Even if these costs cannot be completely eliminated, I would contend that a LPOLR should be justified because of the devastating effect of a systemic collapse of the financial system. For example, just taking into account direct, not social, costs, the tab from the subprime mortgage crisis -- even if it doesn't cause a full systemic collapse -- "could run up to $500 billion" globally. When there is a risk of catastrophic events or large, irreversible effects but the actual level of risk is indeterminate, regulators often apply a precautionary principle that presumes benefits will outweigh costs.
One may ask: If a LPOLR can profitably invest to stabilize markets, why won't private investors do the same, eliminating the need for a governmental liquidity provider?

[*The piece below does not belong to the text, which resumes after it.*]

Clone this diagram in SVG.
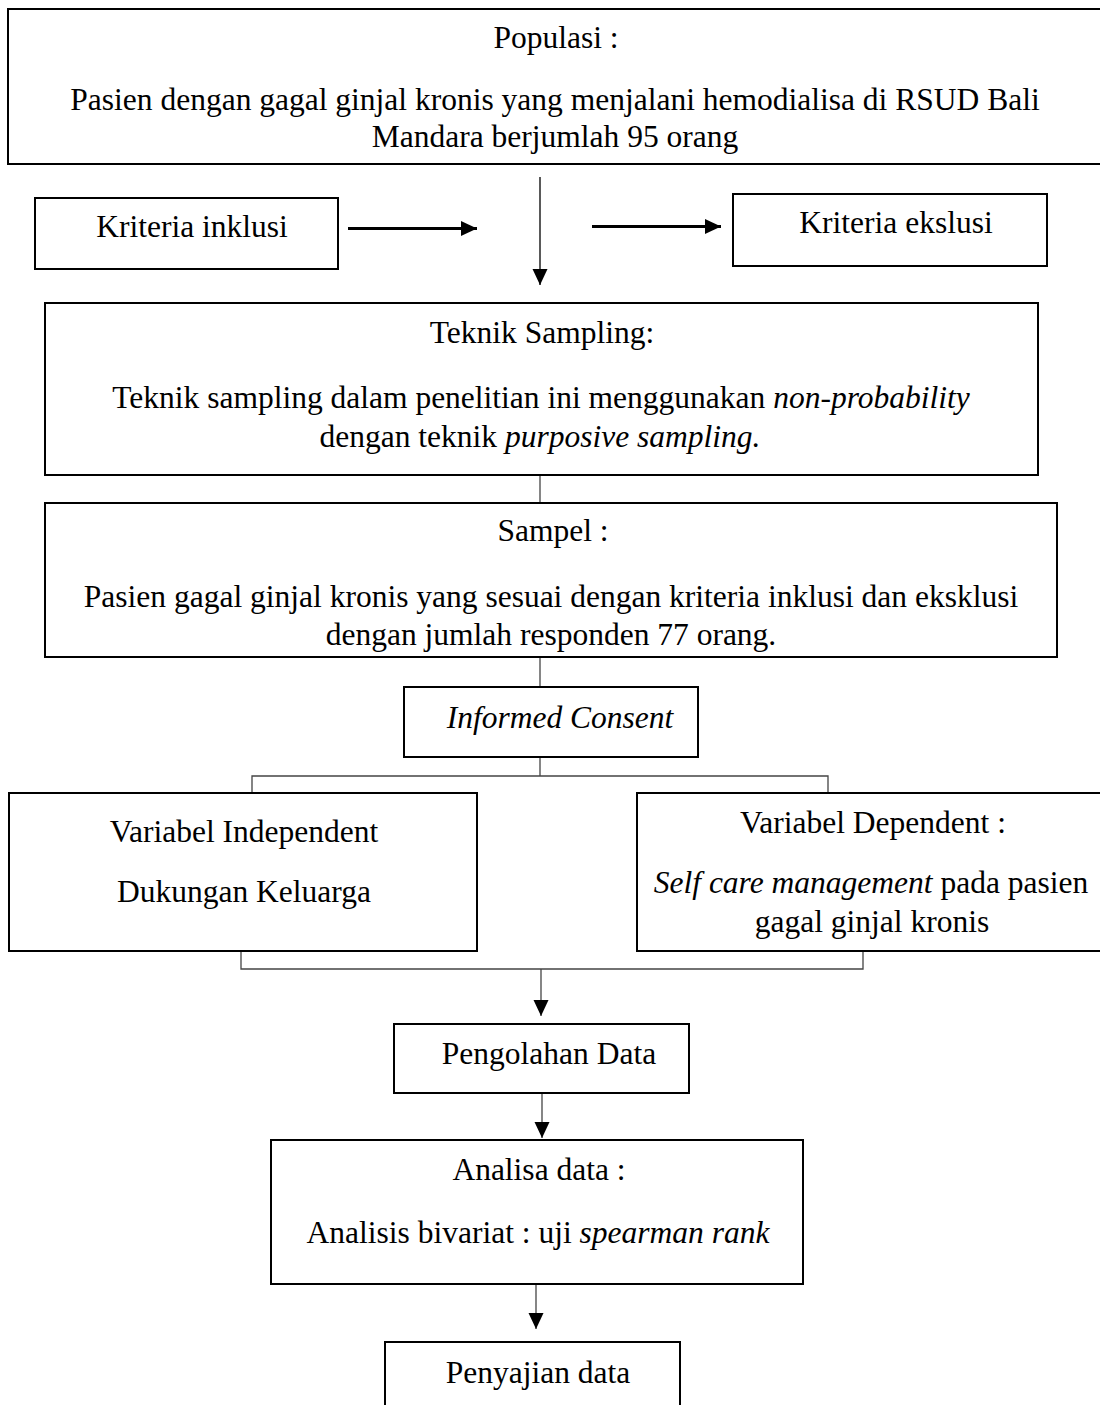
<svg xmlns="http://www.w3.org/2000/svg" width="1100" height="1405" viewBox="0 0 1100 1405">
<style>
.box{fill:#fff;stroke:#000;stroke-width:2}
.t{font-family:"Liberation Serif","Times New Roman",serif;font-size:31.5px;fill:#000;text-anchor:middle}
.i{font-style:italic}
.c{fill:none;stroke:#444;stroke-width:1.3}
.thick{fill:none;stroke:#000;stroke-width:2.8}
</style>
<defs>
<marker id="ah" markerWidth="16" markerHeight="16" refX="16" refY="8" orient="auto" markerUnits="userSpaceOnUse">
<path d="M0,0.5 L16,8 L0,15.5 Z" fill="#000"/>
</marker>
</defs>
<rect width="1100" height="1405" fill="#fff"/>
<g id="connectors">
<line class="c" x1="540" y1="177" x2="540" y2="285" marker-end="url(#ah)" style="stroke:#000"/>
<line class="thick" x1="348" y1="228.5" x2="477" y2="228.5" marker-end="url(#ah)"/>
<line class="thick" x1="592" y1="226.5" x2="721" y2="226.5" marker-end="url(#ah)"/>
<line class="c" x1="540" y1="475" x2="540" y2="503"/>
<line class="c" x1="540" y1="657" x2="540" y2="687"/>
<polyline class="c" points="540,757 540,776"/>
<polyline class="c" points="252,793 252,776 828,776 828,793"/>
<polyline class="c" points="241,951 241,969 863,969 863,951"/>
<line class="c" x1="541" y1="969" x2="541" y2="1016" marker-end="url(#ah)"/>
<line class="c" x1="542" y1="1093" x2="542" y2="1138" marker-end="url(#ah)"/>
<line class="c" x1="536" y1="1284" x2="536" y2="1329" marker-end="url(#ah)"/>
</g>
<g id="populasi">
<rect class="box" x="8" y="9" width="1098" height="155"/>
<text class="t" x="556" y="48">Populasi :</text>
<text class="t" x="555" y="110">Pasien dengan gagal ginjal kronis yang menjalani hemodialisa di RSUD Bali</text>
<text class="t" x="555" y="147">Mandara berjumlah 95 orang</text>
</g>
<g id="inklusi">
<rect class="box" x="35" y="198" width="303" height="71"/>
<text class="t" x="192" y="237">Kriteria inklusi</text>
</g>
<g id="ekslusi">
<rect class="box" x="733" y="194" width="314" height="72"/>
<text class="t" x="896" y="233">Kriteria ekslusi</text>
</g>
<g id="teknik">
<rect class="box" x="45" y="303" width="993" height="172"/>
<text class="t" x="542" y="343">Teknik Sampling:</text>
<text class="t" x="541" y="408">Teknik sampling dalam penelitian ini menggunakan <tspan class="i">non-probability</tspan></text>
<text class="t" x="540" y="447">dengan teknik <tspan class="i">purposive sampling.</tspan></text>
</g>
<g id="sampel">
<rect class="box" x="45" y="503" width="1012" height="154"/>
<text class="t" x="553" y="541">Sampel :</text>
<text class="t" x="551" y="607">Pasien gagal ginjal kronis yang sesuai dengan kriteria inklusi dan eksklusi</text>
<text class="t" x="551" y="645">dengan jumlah responden 77 orang.</text>
</g>
<g id="informed">
<rect class="box" x="404" y="687" width="294" height="70"/>
<text class="t i" x="560" y="728">Informed Consent</text>
</g>
<g id="independent">
<rect class="box" x="9" y="793" width="468" height="158"/>
<text class="t" x="244" y="842">Variabel Independent</text>
<text class="t" x="244" y="902">Dukungan Keluarga</text>
</g>
<g id="dependent">
<rect class="box" x="637" y="793" width="470" height="158"/>
<text class="t" x="873" y="833">Variabel Dependent :</text>
<text class="t" x="871" y="893"><tspan class="i">Self care management</tspan> pada pasien</text>
<text class="t" x="872" y="932">gagal ginjal kronis</text>
</g>
<g id="pengolahan">
<rect class="box" x="394" y="1024" width="295" height="69"/>
<text class="t" x="549" y="1064">Pengolahan Data</text>
</g>
<g id="analisa">
<rect class="box" x="271" y="1140" width="532" height="144"/>
<text class="t" x="539" y="1180">Analisa data :</text>
<text class="t" x="538" y="1243">Analisis bivariat : uji <tspan class="i">spearman rank</tspan></text>
</g>
<g id="penyajian">
<rect class="box" x="385" y="1342" width="295" height="80"/>
<text class="t" x="538" y="1383">Penyajian data</text>
</g>
</svg>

At least part of the answer is that individuals at investing firms engage in herd behavior, not wanting to jeopardize their reputations and jobs by causing their firms to invest at a time when other investors have abandoned the market. A governmental LPOLR is needed to correct this market failure.
Who should act as the LPOLR? In a U.S. national context, the Federal Reserve Bank could act in this capacity. In a foreign national context, the obvious contender would be the nation's central bank. In a multinational context, however, the choice is less obvious. One possibility is the International Monetary Fund (IMF), which sometimes takes on this type of role by providing liquidity to troubled countries. Other possible choices include one or more national central banks, such as the U.S. Federal Reserve Bank or the European Central Bank, although any national central bank acting as a LPOLR would face possible conflicts of interest between its national and international responsibilities. My goal, however, is less to suggest who should act in these capacities than to urge that one or more governmental organizations do so before it's too late.